The vast majority of the energy consumed for urban water services is used to heat tap water. Heat recovery from wastewater is consequently an area of rapidly growing concern, both in research and by commercial interest, promoting the path towards a circular economy. To facilitate a system-wide evaluation of heat recovery from wastewater, this paper compares two one-dimensional models (mechanistic and conceptual) that can describe wastewater temperature dynamics in sewer pipe systems. The models are applied to successfully predict downstream wastewater temperature for sewer stretches in two Swedish cities (Linköping & Malmö). The root mean squared errors for the mechanistic model (Linköping Dataset1 – 0.33 °C; Linköping Dataset2 – 0.28 °C; Malmö – 0.40 °C) and the conceptual model (Linköping Dataset1 – 0.32 °C; Linköping Dataset2 – 0.20 °C; Malmö – 0.44 °C) indicate that both models have similar predictive capabilities, encouraging the use of conceptual models to reduce data requirements and model calibration efforts. Both models are freely distributed and can be easily integrated with wastewater generation and treatment models to facilitate system-wide wastewater temperature dynamics analysis.

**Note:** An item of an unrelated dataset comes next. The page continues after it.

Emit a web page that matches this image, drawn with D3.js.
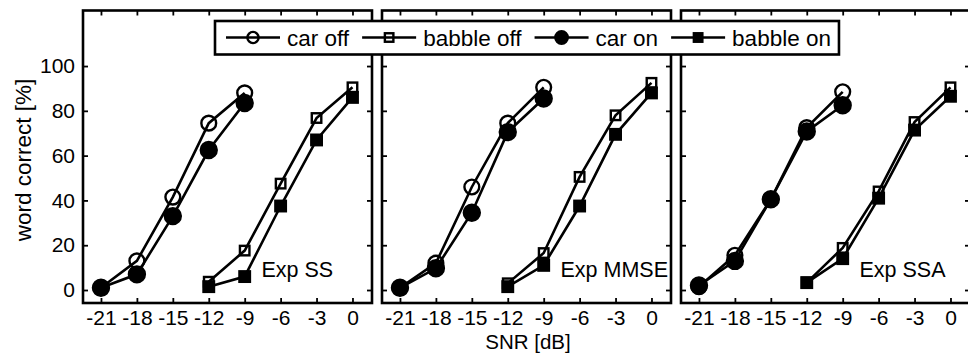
<!DOCTYPE html>
<html>
<head>
<meta charset="utf-8">
<script src="https://cdn.jsdelivr.net/npm/d3@7"></script>
<style>
  html, body { margin: 0; padding: 0; background: #fff; }
  svg { display: block; font-family: "Liberation Sans", Arial, sans-serif; }
</style>
</head>
<body>
<svg id="chart" width="968" height="354"></svg>
<script>
// ---- data ----
const snrCar = [-21, -18, -15, -12, -9];
const snrBabble = [-12, -9, -6, -3, 0];
const panelNames = ["Exp SS", "Exp MMSE", "Exp SSA"];
const xTickValues = [-21, -18, -15, -12, -9, -6, -3, 0];
const yTickValues = [0, 20, 40, 60, 80, 100];
const legendLabels = ["car off", "babble off", "car on", "babble on"];

// Exp SS
const ssCarOff     = [1, 13, 41.5, 74.5, 88];
const ssBabbleOff  = [3.7, 17.6, 47.5, 76.8, 90.5];
const ssCarOn      = [1, 7, 33, 62.5, 83.5];
const ssBabbleOn   = [1.5, 6, 37.5, 67, 86];
// Exp MMSE
const mmseCarOff    = [1, 12, 46, 74.5, 90.5];
const mmseBabbleOff = [3, 16.5, 50.5, 78, 92.5];
const mmseCarOn     = [1, 9.7, 34.5, 70.5, 85.5];
const mmseBabbleOn  = [1.5, 11, 37.5, 69.5, 88];
// Exp SSA
const ssaCarOff    = [1.5, 15.5, 40.5, 72.5, 88.5];
const ssaBabbleOff = [3.3, 18.8, 44, 75, 90.5];
const ssaCarOn     = [2, 13, 40.5, 70.8, 82.5];
const ssaBabbleOn  = [3.3, 14, 41, 71.4, 86.5];

const panelSeries = [
  [ssCarOff, ssBabbleOff, ssCarOn, ssBabbleOn],
  [mmseCarOff, mmseBabbleOff, mmseCarOn, mmseBabbleOn],
  [ssaCarOff, ssaBabbleOff, ssaCarOn, ssaBabbleOn]
];

// ---- layout ----
const svg = d3.select("#chart");
const panelLefts = [83, 382, 681];
const pW = 289, pTop = 10.5, pBottom = 303;
const y = d3.scaleLinear().domain([-5.8, 124.8]).range([pBottom, pTop]);

const styles = [
  {shape: "circle", filled: false},
  {shape: "square", filled: false},
  {shape: "circle", filled: true},
  {shape: "square", filled: true}
];

function drawMarker(g, shape, filled, cx, cy, big) {
  if (shape === "circle") {
    const r = big ? (filled ? 8 : 7.4) : (filled ? 6.2 : 5.6);
    g.append("circle").attr("cx", cx).attr("cy", cy).attr("r", r)
      .attr("fill", filled ? "#000" : "none")
      .attr("stroke", "#000").attr("stroke-width", 2.4);
  } else {
    const s = big ? (filled ? 10.5 : 9.5) : 8.5;
    g.append("rect").attr("x", cx - s/2).attr("y", cy - s/2)
      .attr("width", s).attr("height", s)
      .attr("fill", filled ? "#000" : "none")
      .attr("stroke", "#000").attr("stroke-width", 2.4);
  }
}

panelLefts.forEach((left, pi) => {
  const x = d3.scaleLinear().domain([-22.5, 1.63]).range([left, left + pW]);
  const g = svg.append("g");

  const bottomAxis = d3.axisBottom(x).tickValues(xTickValues).tickSize(-5).tickPadding(7)
    .tickFormat(d => d);
  const topAxis = d3.axisTop(x).tickValues(xTickValues).tickSize(-5).tickFormat("");
  const leftAxis = d3.axisLeft(y).tickValues(yTickValues).tickSize(-5).tickPadding(8);
  const rightAxis = d3.axisRight(y).tickValues(yTickValues).tickSize(-5).tickFormat("");

  const gb = g.append("g").attr("transform", `translate(0,${pBottom})`).call(bottomAxis);
  const gt = g.append("g").attr("transform", `translate(0,${pTop})`).call(topAxis);
  const gl = g.append("g").attr("transform", `translate(${left},0)`).call(leftAxis);
  const gr = g.append("g").attr("transform", `translate(${left + pW},0)`).call(rightAxis);
  [gb, gt, gl, gr].forEach(a => {
    a.select(".domain").remove();
    a.selectAll(".tick line").attr("stroke", "#000").attr("stroke-width", 1.8);
    a.selectAll("text").attr("font-size", 21).attr("fill", "#000")
      .attr("font-family", "Liberation Sans, Arial, sans-serif");
  });
  gb.selectAll("text").attr("dy", "0.71em");
  if (pi !== 0) gl.selectAll("text").remove();

  g.append("rect").attr("x", left).attr("y", pTop).attr("width", pW)
    .attr("height", pBottom - pTop).attr("fill", "none")
    .attr("stroke", "#000").attr("stroke-width", 2.6);

  const series = panelSeries[pi];
  series.forEach((vals, si) => {
    const xs = (si % 2 === 0) ? snrCar : snrBabble;
    const pts = xs.map((v, i) => [x(v), y(vals[i])]);
    g.append("path").attr("d", d3.line()(pts))
      .attr("fill", "none").attr("stroke", "#000").attr("stroke-width", 2.6);
    pts.forEach(p => drawMarker(g, styles[si].shape, styles[si].filled, p[0], p[1], true));
  });

  g.append("text").attr("x", x(-7.6)).attr("y", 277)
    .attr("font-size", 21.5).attr("fill", "#000").text(panelNames[pi]);
});

svg.append("text")
  .attr("transform", "translate(31,160) rotate(-90)")
  .attr("text-anchor", "middle").attr("font-size", 22.5).attr("fill", "#000")
  .text("word correct [%]");

svg.append("text").attr("x", 528).attr("y", 349)
  .attr("text-anchor", "middle").attr("font-size", 20.5).attr("fill", "#000")
  .text("SNR [dB]");

// legend
const lg = svg.append("g");
const lgBox = lg.append("rect").attr("x", 215).attr("y", 21).attr("width", 626).attr("height", 33.5)
  .attr("fill", "#fff").attr("stroke", "#000").attr("stroke-width", 2.6);
let cursor = 226;
const lcy = 37.5;
legendLabels.forEach((lab, i) => {
  lg.append("line").attr("x1", cursor).attr("x2", cursor + 54)
    .attr("y1", lcy).attr("y2", lcy).attr("stroke", "#000").attr("stroke-width", 2.4);
  drawMarker(lg, styles[i].shape, styles[i].filled, cursor + 27, lcy, false);
  const t = lg.append("text").attr("x", cursor + 61).attr("y", 45.5)
    .attr("font-size", 22.5).attr("fill", "#000").text(lab);
  const w = t.node().getComputedTextLength();
  cursor = cursor + 61 + w + 13;
});
lgBox.attr("width", cursor - 13 + 8 - 215);
</script>
</body>
</html>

Modelling tools to study energy recovery possibilities from wastewater are needed.
Mechanistic and conceptual models for temperature dynamcis in sewer system are developed.
The models are applied for sewer pipes in two Swedish cities – Linköping & Malmö.
Both models offer similar prediction capabilities.
Further studies should include case studies outside Sweden and longer time periods.